Zoe Quinn’s game Depression Quest may have only recently launched on Steam (despite facing extreme harassment during the Steam Greenlight process), but it has been available to play for free on the internet since late 2013, which is when I made my first play through.
Since this game deals with themes of depression, it’s particularly important to note what state of mind I was in when I encountered this game. In December, 2013 I was working at a publishing company that months later would lay off my entire department and outsource it to the Philippines. I actually quit this job before getting purged, because the job, along with a difficult living situation, led to the slow unraveling of my mind. For the first time in my life I actively sought help for my mind…and for the second time in my life was diagnosed with depression.
Prior to my spectacular mental downfall, I played Depression Quest on a whim, to try to sort out out what this whole depression thing was about. On the game’s homepage, the developers share a brief description of the game;
This game aims to show other sufferers of depression that they are not alone in their feelings, and to illustrate to people who may not understand the illness the depths of what it can do to people.
Against a murky grey background, the game begins with a brief description of depression, some useful links for where to find help, and then you begin, immersing yourself in the story of a normal person suffering from depression.

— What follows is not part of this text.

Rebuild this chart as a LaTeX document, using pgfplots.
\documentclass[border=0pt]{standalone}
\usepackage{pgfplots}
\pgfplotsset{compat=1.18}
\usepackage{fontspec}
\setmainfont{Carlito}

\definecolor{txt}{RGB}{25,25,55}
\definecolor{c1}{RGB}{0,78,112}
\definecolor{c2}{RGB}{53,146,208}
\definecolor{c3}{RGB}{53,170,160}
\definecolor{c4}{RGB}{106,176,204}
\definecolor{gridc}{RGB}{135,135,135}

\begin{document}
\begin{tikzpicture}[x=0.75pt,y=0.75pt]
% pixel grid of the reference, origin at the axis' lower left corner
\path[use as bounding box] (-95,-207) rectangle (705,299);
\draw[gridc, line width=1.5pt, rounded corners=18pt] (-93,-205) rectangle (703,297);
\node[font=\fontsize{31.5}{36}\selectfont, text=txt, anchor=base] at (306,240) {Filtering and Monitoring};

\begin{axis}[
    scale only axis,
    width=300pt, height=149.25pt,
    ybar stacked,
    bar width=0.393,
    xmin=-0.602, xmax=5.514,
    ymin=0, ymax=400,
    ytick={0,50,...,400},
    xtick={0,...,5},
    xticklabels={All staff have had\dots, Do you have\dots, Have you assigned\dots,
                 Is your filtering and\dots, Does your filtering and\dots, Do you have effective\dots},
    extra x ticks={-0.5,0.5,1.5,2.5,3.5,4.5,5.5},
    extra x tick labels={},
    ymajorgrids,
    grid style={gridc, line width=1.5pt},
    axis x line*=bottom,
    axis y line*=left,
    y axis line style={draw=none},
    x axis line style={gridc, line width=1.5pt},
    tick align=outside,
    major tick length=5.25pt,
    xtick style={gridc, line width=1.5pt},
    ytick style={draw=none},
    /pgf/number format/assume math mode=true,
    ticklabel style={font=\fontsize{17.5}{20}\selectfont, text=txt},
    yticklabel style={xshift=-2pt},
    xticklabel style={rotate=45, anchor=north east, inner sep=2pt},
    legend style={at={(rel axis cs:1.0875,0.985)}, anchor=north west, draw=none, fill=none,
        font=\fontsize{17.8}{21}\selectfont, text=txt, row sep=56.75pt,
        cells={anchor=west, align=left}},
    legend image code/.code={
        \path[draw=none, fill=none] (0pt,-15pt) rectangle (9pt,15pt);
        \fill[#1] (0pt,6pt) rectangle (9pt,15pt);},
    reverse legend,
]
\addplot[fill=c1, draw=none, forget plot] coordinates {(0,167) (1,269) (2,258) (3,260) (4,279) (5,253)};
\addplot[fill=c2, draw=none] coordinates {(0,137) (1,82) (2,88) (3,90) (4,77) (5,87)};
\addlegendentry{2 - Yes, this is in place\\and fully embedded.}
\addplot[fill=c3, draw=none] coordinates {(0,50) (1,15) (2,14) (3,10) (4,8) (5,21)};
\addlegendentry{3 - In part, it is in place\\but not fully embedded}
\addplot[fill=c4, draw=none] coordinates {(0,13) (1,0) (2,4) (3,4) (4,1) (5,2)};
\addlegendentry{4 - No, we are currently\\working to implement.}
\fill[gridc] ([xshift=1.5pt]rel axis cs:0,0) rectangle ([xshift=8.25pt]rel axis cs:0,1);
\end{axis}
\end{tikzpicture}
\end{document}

As I made choices about the player character’s life, I made sure to choose the options I knew would be most beneficial for the fictional character. I may not have sought help for my moods in the past, but I intellectually knew what steps one was supposed to take to treat mental disorders. I forced the player character to attempt social interaction, even though I knew she probably didn’t want to go, I forced the player character to be honest with her significant other and family about the severity of feelings she was experiencing. I even force her to seek therapy, and start taking anti-depressants, all steps I had never taken but logically knew would improve the player character’s (and my own) life.
Things seem to get slightly better for the character. By the end of the game, she’s still not able to use options that might be available to a non-depressed person (one of the brilliant bit of the game is having the options available for the player to read, but unable for them to implement) but through openness, honestly, and a willing to accept and seek help the player character’s life has significantly improved.
Unfortunately, as my own personal story attests to, even those options aren’t always available to someone in a deep depression, and the game shows the darker side of the disease as well. Playing more truthfully to my own emotional state, I gradually made the player character’s life much worse, shutting off the majority of her options and letting the majority of her relationships completely deteriorate.
Depression Quest‘s ability to portray the ups and downs of depression are both its best and worst elements. The game is able to depict the best and worst case scenarios of the mental disease without being able to demonstrate the realm of nuances in between. As an introduction to depression, for those suffering from it and those looking to understand it better, the game functions very well. But for those seeking a deeper understanding can only begin to scratch the surface.
Still, when I finally broke down and sought help for my own problems, I was appreciative that I had already gone through a simulation of the process. Depression may be a different beast for everyone that suffers from it, but some days it’s legitimately nice to know you aren’t the only one.